Conlon fired over a brace of frees and a goal was all that separated the sides. By the time an additional two minutes of injury time was signalled, a solitary point was all that divided them.
“I remember saying to Kevin Downes with two or three minutes to go ‘if we lose this, I don’t think I’ll ever play football again’,” recalls Coggins, who was pacing the sideline like an expectant father.
Conlon then had the chance to tie the scores up, but having gone from chasing a lost cause, when presented with the opportunity to draw level, Leitrim inexplicably buckled.
Conlon, from bang in front, dragged his attempt to the left of the posts and put his head in his hands. It was cruel on a player who had done more than anyone to pull his side back from the brink.

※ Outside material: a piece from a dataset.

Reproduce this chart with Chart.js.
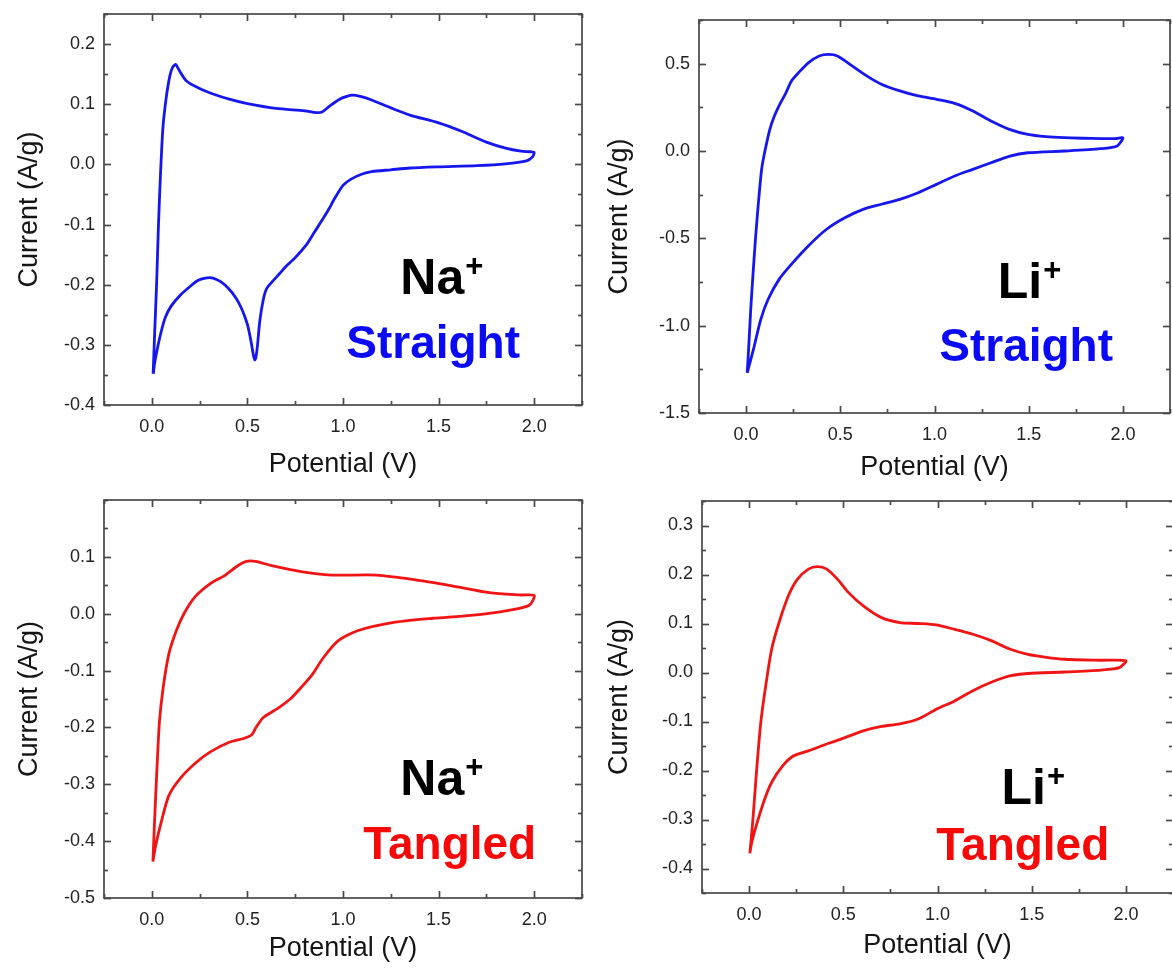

Leitrim had one final chance to save themselves, force extra-time and deny London, but Glancy shot wide on the run, and under fierce pressure from Sean Kelly.
Traynor’s kick out brought the final whistle and scenes of joyous celebration on the Dr Hyde Park pitch – and no little relief – the likes of which had never been seen before.
“If Sean Kelly hadn’t made that little burst I’ve no doubt your man would have sent it over the bar,” said Coggins.
The Irish World’s match report suggested ‘watching London, though, really should come with some sort of health warning’.
At the final whistle, London’s bench exploded onto the pitch, to be joined by the players’ families and friends, supporters, and ex-players, including members of the 1977 London team that defeated Leitrim.
“As I said to RTE ‘London are in a Connacht final, imagine that. First time ever, first time ever’. I remember saying it twice,” says Coggins.
“Everyone in London was so proud, and people in Ireland and worldwide. It was a huge achievement.
“To do it away from Ruislip showed what a very special group of players this was.”
Galway manager John O’Mahoney was one of many to seek out Coggins to offer their congratulations.
“He said ‘it’s a great achievement what you’ve done’ – you don’t forget those type of things,” said Coggins.
That evening, Coggins headed for his ‘local’ in Ballinlough. He was joined by Tir Chonaill Gaels chairperson Tom Mohan, London County Board chairperson Noel O’Sullivan and Tony Murphy. It was 3am before they emerged.
“There was a band playing and a fella had made up a song about us,” he recalls.
The following morning, a weary but jubilant London team made its way to Dublin Airport to catch a flight ‘home’.
“I remember the sing-song on the coach– Padraig McGoldrick, Eoin O’Neill, Tony Gaughan. My God! It was unbelievable Craic,” says Coggins.
“When we arrived at Luton Airport there was cameras there to meet us. It was unbelievable.”
London still had a Connacht final to come, of course, and then a date with Cavan at Croke Park.
Further history making occasions for London’s footballers, but for many it’s the events of 30 June 2013 at Dr Hyde Park that stand out from that glorious and hugely enjoyable summer.
“The match was one thing but what it meant to us as a county, to make the breakthrough and reach a Connacht final, I know it meant so much to everyone,” reflects Coggins.
“It proved that London did have it in them to achieve something really special. I always believed that, and on that day we did. These boys finally cracked it.
“It’s now there for London teams to follow for years to come.”